Given material:
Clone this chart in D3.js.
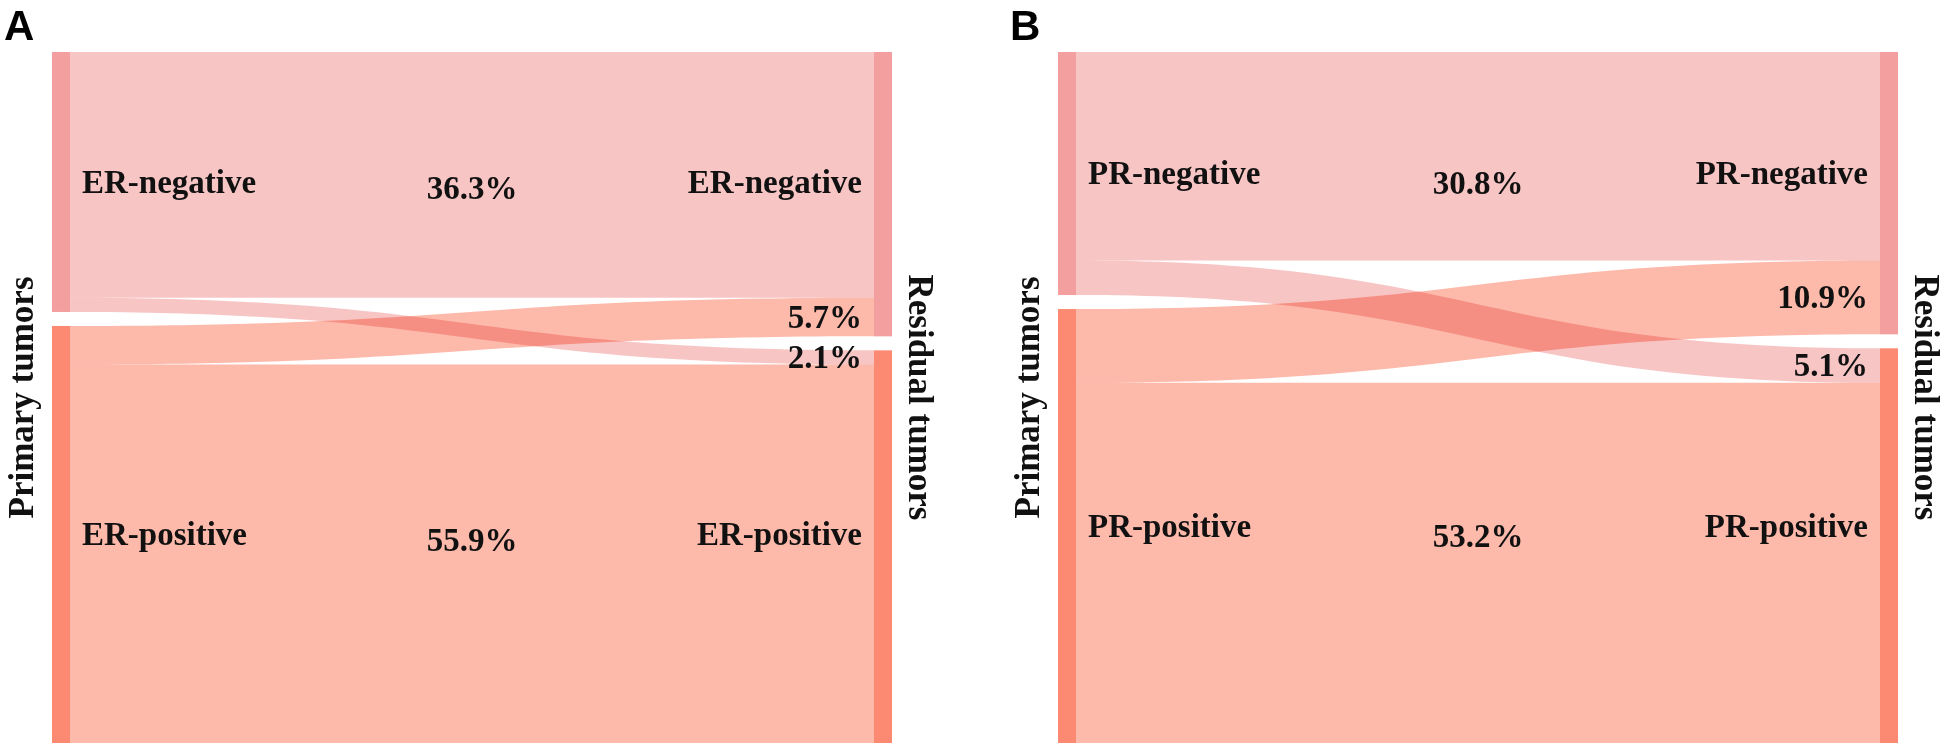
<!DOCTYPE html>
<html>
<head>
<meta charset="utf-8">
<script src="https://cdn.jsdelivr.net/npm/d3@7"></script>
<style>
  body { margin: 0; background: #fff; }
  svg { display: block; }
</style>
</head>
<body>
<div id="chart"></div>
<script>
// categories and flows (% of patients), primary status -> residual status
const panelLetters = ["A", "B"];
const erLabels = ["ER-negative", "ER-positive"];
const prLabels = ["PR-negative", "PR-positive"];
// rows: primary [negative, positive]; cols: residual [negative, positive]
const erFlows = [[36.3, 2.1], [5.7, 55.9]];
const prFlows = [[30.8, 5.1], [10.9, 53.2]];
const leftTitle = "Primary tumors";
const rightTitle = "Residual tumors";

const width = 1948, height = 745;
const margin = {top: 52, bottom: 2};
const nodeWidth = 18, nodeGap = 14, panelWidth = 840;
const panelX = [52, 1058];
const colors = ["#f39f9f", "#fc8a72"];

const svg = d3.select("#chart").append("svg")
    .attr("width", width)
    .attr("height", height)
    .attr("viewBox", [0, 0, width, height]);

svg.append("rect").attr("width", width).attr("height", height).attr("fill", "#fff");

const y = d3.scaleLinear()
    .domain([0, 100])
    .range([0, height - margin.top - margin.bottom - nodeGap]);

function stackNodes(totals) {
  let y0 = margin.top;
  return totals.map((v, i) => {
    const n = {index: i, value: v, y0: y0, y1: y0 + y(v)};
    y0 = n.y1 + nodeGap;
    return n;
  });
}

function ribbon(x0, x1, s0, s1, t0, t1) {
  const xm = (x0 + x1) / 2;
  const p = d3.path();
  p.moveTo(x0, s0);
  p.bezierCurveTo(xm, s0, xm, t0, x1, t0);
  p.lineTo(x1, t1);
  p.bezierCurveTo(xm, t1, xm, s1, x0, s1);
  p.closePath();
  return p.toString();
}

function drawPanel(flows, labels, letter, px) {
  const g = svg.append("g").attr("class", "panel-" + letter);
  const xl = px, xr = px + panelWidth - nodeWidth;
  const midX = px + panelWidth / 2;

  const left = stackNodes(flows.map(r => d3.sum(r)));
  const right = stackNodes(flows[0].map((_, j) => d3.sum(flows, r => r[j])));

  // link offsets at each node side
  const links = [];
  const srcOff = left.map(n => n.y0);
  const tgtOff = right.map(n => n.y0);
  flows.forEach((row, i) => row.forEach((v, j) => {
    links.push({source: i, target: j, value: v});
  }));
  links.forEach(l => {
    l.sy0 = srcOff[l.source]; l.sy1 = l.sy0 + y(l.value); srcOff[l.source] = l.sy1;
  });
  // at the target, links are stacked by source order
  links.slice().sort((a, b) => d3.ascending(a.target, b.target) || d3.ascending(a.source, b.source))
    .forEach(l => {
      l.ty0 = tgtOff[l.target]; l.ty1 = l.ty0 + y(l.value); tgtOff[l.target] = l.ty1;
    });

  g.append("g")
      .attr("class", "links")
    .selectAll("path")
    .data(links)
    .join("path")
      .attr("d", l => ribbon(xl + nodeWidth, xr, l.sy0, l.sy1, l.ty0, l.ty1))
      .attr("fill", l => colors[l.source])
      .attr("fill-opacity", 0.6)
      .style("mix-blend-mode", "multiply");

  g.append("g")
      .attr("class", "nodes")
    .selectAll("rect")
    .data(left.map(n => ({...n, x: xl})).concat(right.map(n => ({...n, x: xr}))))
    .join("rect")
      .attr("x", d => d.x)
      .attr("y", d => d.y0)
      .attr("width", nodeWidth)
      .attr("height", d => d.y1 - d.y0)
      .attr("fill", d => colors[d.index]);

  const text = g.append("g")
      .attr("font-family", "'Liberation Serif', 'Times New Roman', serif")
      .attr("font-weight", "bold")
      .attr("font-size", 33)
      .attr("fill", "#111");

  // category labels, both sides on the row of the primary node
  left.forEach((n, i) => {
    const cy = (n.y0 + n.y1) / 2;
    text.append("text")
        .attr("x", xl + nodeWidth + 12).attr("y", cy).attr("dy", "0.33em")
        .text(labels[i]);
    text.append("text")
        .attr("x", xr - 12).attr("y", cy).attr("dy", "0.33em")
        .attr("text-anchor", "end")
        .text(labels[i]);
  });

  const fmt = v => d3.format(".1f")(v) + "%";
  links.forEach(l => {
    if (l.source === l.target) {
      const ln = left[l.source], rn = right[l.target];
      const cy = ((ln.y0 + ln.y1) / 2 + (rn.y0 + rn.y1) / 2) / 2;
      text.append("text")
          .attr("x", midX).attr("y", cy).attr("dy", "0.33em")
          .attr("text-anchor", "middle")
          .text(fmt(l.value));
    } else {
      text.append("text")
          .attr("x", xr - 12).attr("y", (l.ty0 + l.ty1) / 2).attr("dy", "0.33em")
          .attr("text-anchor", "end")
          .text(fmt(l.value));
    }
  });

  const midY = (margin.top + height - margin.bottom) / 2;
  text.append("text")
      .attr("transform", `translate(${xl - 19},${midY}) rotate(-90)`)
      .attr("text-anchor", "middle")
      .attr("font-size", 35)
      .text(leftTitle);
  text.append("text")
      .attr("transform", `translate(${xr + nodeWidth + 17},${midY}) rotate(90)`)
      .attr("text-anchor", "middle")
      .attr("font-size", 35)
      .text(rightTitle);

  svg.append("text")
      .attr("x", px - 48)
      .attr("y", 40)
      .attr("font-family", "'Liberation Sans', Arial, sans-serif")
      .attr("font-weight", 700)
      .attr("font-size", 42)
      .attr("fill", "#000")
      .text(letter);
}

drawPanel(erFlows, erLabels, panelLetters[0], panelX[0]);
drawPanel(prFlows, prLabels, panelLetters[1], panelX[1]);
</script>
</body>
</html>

Required task:
Using the data above, write out every line exactly, leaving the images behind.

Exercise answer:
Clone this chart in D3.js.
<!DOCTYPE html>
<html>
<head>
<meta charset="utf-8">
<script src="https://cdn.jsdelivr.net/npm/d3@7"></script>
<style>
  body { margin: 0; background: #fff; }
  svg { display: block; }
</style>
</head>
<body>
<div id="chart"></div>
<script>
// categories and flows (% of patients), primary status -> residual status
const panelLetters = ["A", "B"];
const erLabels = ["ER-negative", "ER-positive"];
const prLabels = ["PR-negative", "PR-positive"];
// rows: primary [negative, positive]; cols: residual [negative, positive]
const erFlows = [[36.3, 2.1], [5.7, 55.9]];
const prFlows = [[30.8, 5.1], [10.9, 53.2]];
const leftTitle = "Primary tumors";
const rightTitle = "Residual tumors";

const width = 1948, height = 745;
const margin = {top: 52, bottom: 2};
const nodeWidth = 18, nodeGap = 14, panelWidth = 840;
const panelX = [52, 1058];
const colors = ["#f39f9f", "#fc8a72"];

const svg = d3.select("#chart").append("svg")
    .attr("width", width)
    .attr("height", height)
    .attr("viewBox", [0, 0, width, height]);

svg.append("rect").attr("width", width).attr("height", height).attr("fill", "#fff");

const y = d3.scaleLinear()
    .domain([0, 100])
    .range([0, height - margin.top - margin.bottom - nodeGap]);

function stackNodes(totals) {
  let y0 = margin.top;
  return totals.map((v, i) => {
    const n = {index: i, value: v, y0: y0, y1: y0 + y(v)};
    y0 = n.y1 + nodeGap;
    return n;
  });
}

function ribbon(x0, x1, s0, s1, t0, t1) {
  const xm = (x0 + x1) / 2;
  const p = d3.path();
  p.moveTo(x0, s0);
  p.bezierCurveTo(xm, s0, xm, t0, x1, t0);
  p.lineTo(x1, t1);
  p.bezierCurveTo(xm, t1, xm, s1, x0, s1);
  p.closePath();
  return p.toString();
}

function drawPanel(flows, labels, letter, px) {
  const g = svg.append("g").attr("class", "panel-" + letter);
  const xl = px, xr = px + panelWidth - nodeWidth;
  const midX = px + panelWidth / 2;

  const left = stackNodes(flows.map(r => d3.sum(r)));
  const right = stackNodes(flows[0].map((_, j) => d3.sum(flows, r => r[j])));

  // link offsets at each node side
  const links = [];
  const srcOff = left.map(n => n.y0);
  const tgtOff = right.map(n => n.y0);
  flows.forEach((row, i) => row.forEach((v, j) => {
    links.push({source: i, target: j, value: v});
  }));
  links.forEach(l => {
    l.sy0 = srcOff[l.source]; l.sy1 = l.sy0 + y(l.value); srcOff[l.source] = l.sy1;
  });
  // at the target, links are stacked by source order
  links.slice().sort((a, b) => d3.ascending(a.target, b.target) || d3.ascending(a.source, b.source))
    .forEach(l => {
      l.ty0 = tgtOff[l.target]; l.ty1 = l.ty0 + y(l.value); tgtOff[l.target] = l.ty1;
    });

  g.append("g")
      .attr("class", "links")
    .selectAll("path")
    .data(links)
    .join("path")
      .attr("d", l => ribbon(xl + nodeWidth, xr, l.sy0, l.sy1, l.ty0, l.ty1))
      .attr("fill", l => colors[l.source])
      .attr("fill-opacity", 0.6)
      .style("mix-blend-mode", "multiply");

  g.append("g")
      .attr("class", "nodes")
    .selectAll("rect")
    .data(left.map(n => ({...n, x: xl})).concat(right.map(n => ({...n, x: xr}))))
    .join("rect")
      .attr("x", d => d.x)
      .attr("y", d => d.y0)
      .attr("width", nodeWidth)
      .attr("height", d => d.y1 - d.y0)
      .attr("fill", d => colors[d.index]);

  const text = g.append("g")
      .attr("font-family", "'Liberation Serif', 'Times New Roman', serif")
      .attr("font-weight", "bold")
      .attr("font-size", 33)
      .attr("fill", "#111");

  // category labels, both sides on the row of the primary node
  left.forEach((n, i) => {
    const cy = (n.y0 + n.y1) / 2;
    text.append("text")
        .attr("x", xl + nodeWidth + 12).attr("y", cy).attr("dy", "0.33em")
        .text(labels[i]);
    text.append("text")
        .attr("x", xr - 12).attr("y", cy).attr("dy", "0.33em")
        .attr("text-anchor", "end")
        .text(labels[i]);
  });

  const fmt = v => d3.format(".1f")(v) + "%";
  links.forEach(l => {
    if (l.source === l.target) {
      const ln = left[l.source], rn = right[l.target];
      const cy = ((ln.y0 + ln.y1) / 2 + (rn.y0 + rn.y1) / 2) / 2;
      text.append("text")
          .attr("x", midX).attr("y", cy).attr("dy", "0.33em")
          .attr("text-anchor", "middle")
          .text(fmt(l.value));
    } else {
      text.append("text")
          .attr("x", xr - 12).attr("y", (l.ty0 + l.ty1) / 2).attr("dy", "0.33em")
          .attr("text-anchor", "end")
          .text(fmt(l.value));
    }
  });

  const midY = (margin.top + height - margin.bottom) / 2;
  text.append("text")
      .attr("transform", `translate(${xl - 19},${midY}) rotate(-90)`)
      .attr("text-anchor", "middle")
      .attr("font-size", 35)
      .text(leftTitle);
  text.append("text")
      .attr("transform", `translate(${xr + nodeWidth + 17},${midY}) rotate(90)`)
      .attr("text-anchor", "middle")
      .attr("font-size", 35)
      .text(rightTitle);

  svg.append("text")
      .attr("x", px - 48)
      .attr("y", 40)
      .attr("font-family", "'Liberation Sans', Arial, sans-serif")
      .attr("font-weight", 700)
      .attr("font-size", 42)
      .attr("fill", "#000")
      .text(letter);
}

drawPanel(erFlows, erLabels, panelLetters[0], panelX[0]);
drawPanel(prFlows, prLabels, panelLetters[1], panelX[1]);
</script>
</body>
</html>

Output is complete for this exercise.